Task to complete
Nothing after the line with "const frameL = 108.5, frameR" belongs in the copy; extract the lines below from the top through that line, pictures left out.

Supplied material
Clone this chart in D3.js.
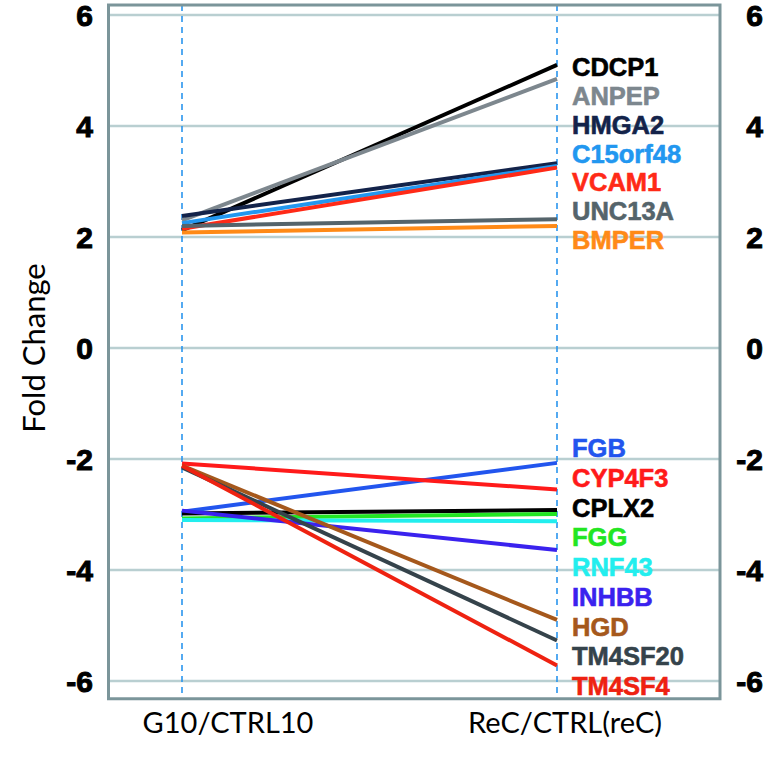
<!DOCTYPE html>
<html><head><meta charset="utf-8">
<script src="https://cdn.jsdelivr.net/npm/d3@7"></script>
<style>body{margin:0;background:#fff}</style>
</head><body><svg id="c" width="767" height="761"></svg>
<script>
const categories = ["G10/CTRL10", "ReC/CTRL(reC)"];
const genes = ["CDCP1","ANPEP","HMGA2","C15orf48","VCAM1","UNC13A","BMPER",
               "FGB","CYP4F3","CPLX2","FGG","RNF43","INHBB","HGD","TM4SF20","TM4SF4"];
const g10Values = [2.12, 2.30, 2.38, 2.25, 2.15, 2.20, 2.08,
                   -2.95, -2.08, -2.98, -3.07, -3.10, -2.93, -2.12, -2.15, -2.12];
const recValues = [5.10, 4.85, 3.33, 3.28, 3.25, 2.32, 2.20,
                   -2.07, -2.55, -2.92, -2.99, -3.12, -3.64, -4.90, -5.27, -5.72];
const geneColors = ["#000000","#7d878e","#13234a","#2297f0","#ff2a17","#55646b","#ff8a17",
                    "#2255ee","#ff1a1a","#000000","#22e622","#22eeee","#3a22ee","#a5581c","#35434b","#ee2211"];
const yTicks = [-6, -4, -2, 0, 2, 4, 6];

const svg = d3.select("#c");
const y = d3.scaleLinear().domain([-6, 6]).range([681, 15]);
const x = d3.scalePoint().domain(categories).range([182, 557]);

const frameL = 108.5, frameR = 720, frameT = y(6.18), frameB = y(-6.32);

// gridlines
svg.append("g").selectAll("line").data(yTicks).join("line")
  .attr("x1", frameL).attr("x2", frameR)
  .attr("y1", d => y(d)).attr("y2", d => y(d))
  .attr("stroke", "#b9cfd1").attr("stroke-width", 2.5);

// dashed category lines
svg.append("g").selectAll("line").data(categories).join("line")
  .attr("x1", d => x(d)).attr("x2", d => x(d))
  .attr("y1", frameT).attr("y2", frameB)
  .attr("stroke", "#2a95ee").attr("stroke-width", 1.6)
  .attr("stroke-dasharray", "6,5");

// frame
svg.append("rect").attr("x", frameL).attr("y", frameT)
  .attr("width", frameR - frameL).attr("height", frameB - frameT)
  .attr("fill", "none").attr("stroke", "#7b959a").attr("stroke-width", 3);

// axes tick labels
const fmt = d => String(d);
const leftAxis = d3.axisLeft(y).tickValues(yTicks).tickSize(0).tickPadding(0).tickFormat(fmt);
const rightAxis = d3.axisRight(y).tickValues(yTicks).tickSize(0).tickPadding(0).tickFormat(fmt);
const la = svg.append("g").attr("transform", "translate(93,0)").call(leftAxis);
const ra = svg.append("g").attr("transform", "translate(763,0)").call(rightAxis);
[la, ra].forEach(a => {
  a.select(".domain").remove();
  a.selectAll("text").attr("font-family", "'Liberation Sans', Arial, sans-serif")
    .attr("font-weight", "bold").attr("font-size", 30).attr("fill", "#000")
    .attr("stroke", "#000").attr("stroke-width", 1)
    .attr("dy", "0.36em");
});
ra.selectAll("text").attr("text-anchor", "end");

// lines
const data = genes.map((g, i) => ({gene: g, vals: [g10Values[i], recValues[i]], color: geneColors[i], i}));
svg.append("g").selectAll("line").data(data).join("line")
  .attr("x1", x(categories[0])).attr("x2", x(categories[1]))
  .attr("y1", d => y(d.vals[0])).attr("y2", d => y(d.vals[1]))
  .attr("stroke", d => d.color).attr("stroke-width", 4).attr("stroke-linecap", "butt");

// labels: stacked per group (up / down), ordered as listed
const up = data.filter(d => d.vals[1] > 0);
const down = data.filter(d => d.vals[1] < 0);
function placeLabels(group, startY, step) {
  group.forEach((d, k) => { d.ly = startY + k * step; });
}
placeLabels(up, y(d3.max(up, d => d.vals[1])) + 2, 28.8);
placeLabels(down, y(d3.max(down, d => d.vals[1])) - 15, 29.75);
svg.append("g").selectAll("text").data(data).join("text")
  .attr("x", 572).attr("y", d => d.ly).attr("dy", "0.36em")
  .attr("font-family", "'Liberation Sans', Arial, sans-serif")
  .attr("font-weight", "bold").attr("font-size", 25.5)
  .attr("stroke", d => d.color).attr("stroke-width", 0.6)
  .attr("fill", d => d.color).text(d => d.gene);

// category labels
const catOffsets = [46, 8];
svg.append("g").selectAll("text").data(categories).join("text")
  .attr("x", (d, i) => x(d) + catOffsets[i]).attr("y", 733)
  .attr("text-anchor", "middle")
  .attr("font-family", "Lato, 'Open Sans', sans-serif").attr("font-size", 29)
  .attr("fill", "#000").text(d => d);

// y-axis title
svg.append("text").attr("transform", `translate(45,${y(0)}) rotate(-90)`)
  .attr("text-anchor", "middle")
  .attr("font-family", "Lato, 'Open Sans', sans-serif").attr("font-size", 31)
  .attr("fill", "#000").text("Fold Change");
</script></body></html>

Response to this task
Clone this chart in D3.js.
<!DOCTYPE html>
<html><head><meta charset="utf-8">
<script src="https://cdn.jsdelivr.net/npm/d3@7"></script>
<style>body{margin:0;background:#fff}</style>
</head><body><svg id="c" width="767" height="761"></svg>
<script>
const categories = ["G10/CTRL10", "ReC/CTRL(reC)"];
const genes = ["CDCP1","ANPEP","HMGA2","C15orf48","VCAM1","UNC13A","BMPER",
               "FGB","CYP4F3","CPLX2","FGG","RNF43","INHBB","HGD","TM4SF20","TM4SF4"];
const g10Values = [2.12, 2.30, 2.38, 2.25, 2.15, 2.20, 2.08,
                   -2.95, -2.08, -2.98, -3.07, -3.10, -2.93, -2.12, -2.15, -2.12];
const recValues = [5.10, 4.85, 3.33, 3.28, 3.25, 2.32, 2.20,
                   -2.07, -2.55, -2.92, -2.99, -3.12, -3.64, -4.90, -5.27, -5.72];
const geneColors = ["#000000","#7d878e","#13234a","#2297f0","#ff2a17","#55646b","#ff8a17",
                    "#2255ee","#ff1a1a","#000000","#22e622","#22eeee","#3a22ee","#a5581c","#35434b","#ee2211"];
const yTicks = [-6, -4, -2, 0, 2, 4, 6];

const svg = d3.select("#c");
const y = d3.scaleLinear().domain([-6, 6]).range([681, 15]);
const x = d3.scalePoint().domain(categories).range([182, 557]);

const frameL = 108.5, frameR = 720, frameT = y(6.18), frameB = y(-6.32);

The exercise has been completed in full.